• Exercise aim:
Look through the data below and say how many of its lines contain "matplotlib", adding nothing else.
** Start Supplied material **
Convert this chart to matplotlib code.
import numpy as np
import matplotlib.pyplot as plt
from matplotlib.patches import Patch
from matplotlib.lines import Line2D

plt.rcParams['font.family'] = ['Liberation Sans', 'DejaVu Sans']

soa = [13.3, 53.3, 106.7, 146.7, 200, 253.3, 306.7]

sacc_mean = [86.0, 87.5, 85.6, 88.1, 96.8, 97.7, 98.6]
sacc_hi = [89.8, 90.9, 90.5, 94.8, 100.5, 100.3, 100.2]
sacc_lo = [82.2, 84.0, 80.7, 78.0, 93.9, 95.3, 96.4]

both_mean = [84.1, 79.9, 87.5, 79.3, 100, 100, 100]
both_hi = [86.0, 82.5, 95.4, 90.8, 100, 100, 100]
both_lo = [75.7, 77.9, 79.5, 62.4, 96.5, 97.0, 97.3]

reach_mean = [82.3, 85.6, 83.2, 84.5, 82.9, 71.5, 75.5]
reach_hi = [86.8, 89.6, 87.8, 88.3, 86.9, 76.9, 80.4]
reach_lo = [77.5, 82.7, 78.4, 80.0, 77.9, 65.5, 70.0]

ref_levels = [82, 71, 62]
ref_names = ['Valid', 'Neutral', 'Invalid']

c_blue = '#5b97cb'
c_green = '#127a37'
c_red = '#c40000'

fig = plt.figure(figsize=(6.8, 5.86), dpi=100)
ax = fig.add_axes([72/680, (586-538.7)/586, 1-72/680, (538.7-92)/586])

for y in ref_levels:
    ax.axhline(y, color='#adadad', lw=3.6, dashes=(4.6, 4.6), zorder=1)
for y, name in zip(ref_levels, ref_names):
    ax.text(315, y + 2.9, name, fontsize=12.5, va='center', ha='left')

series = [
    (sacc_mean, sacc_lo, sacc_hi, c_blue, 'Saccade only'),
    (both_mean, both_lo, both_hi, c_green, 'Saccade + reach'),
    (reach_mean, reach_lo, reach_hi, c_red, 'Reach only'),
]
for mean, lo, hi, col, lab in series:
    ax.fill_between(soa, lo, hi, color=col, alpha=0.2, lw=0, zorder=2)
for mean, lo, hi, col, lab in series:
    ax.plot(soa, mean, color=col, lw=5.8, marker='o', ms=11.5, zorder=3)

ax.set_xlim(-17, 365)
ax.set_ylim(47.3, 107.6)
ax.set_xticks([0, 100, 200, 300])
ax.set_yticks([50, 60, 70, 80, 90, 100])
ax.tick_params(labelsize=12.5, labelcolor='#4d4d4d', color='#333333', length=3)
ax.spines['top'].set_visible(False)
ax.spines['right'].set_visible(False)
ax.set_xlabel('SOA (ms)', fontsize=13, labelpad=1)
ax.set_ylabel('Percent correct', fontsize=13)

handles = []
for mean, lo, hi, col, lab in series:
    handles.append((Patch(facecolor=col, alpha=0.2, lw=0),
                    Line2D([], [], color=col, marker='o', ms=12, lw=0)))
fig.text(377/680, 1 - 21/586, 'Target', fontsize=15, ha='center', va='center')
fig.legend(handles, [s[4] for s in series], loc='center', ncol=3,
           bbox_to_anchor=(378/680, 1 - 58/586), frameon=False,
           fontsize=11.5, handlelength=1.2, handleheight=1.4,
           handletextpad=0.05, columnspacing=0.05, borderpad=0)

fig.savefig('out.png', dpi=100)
** End Supplied material **
• Response for this exercise:
4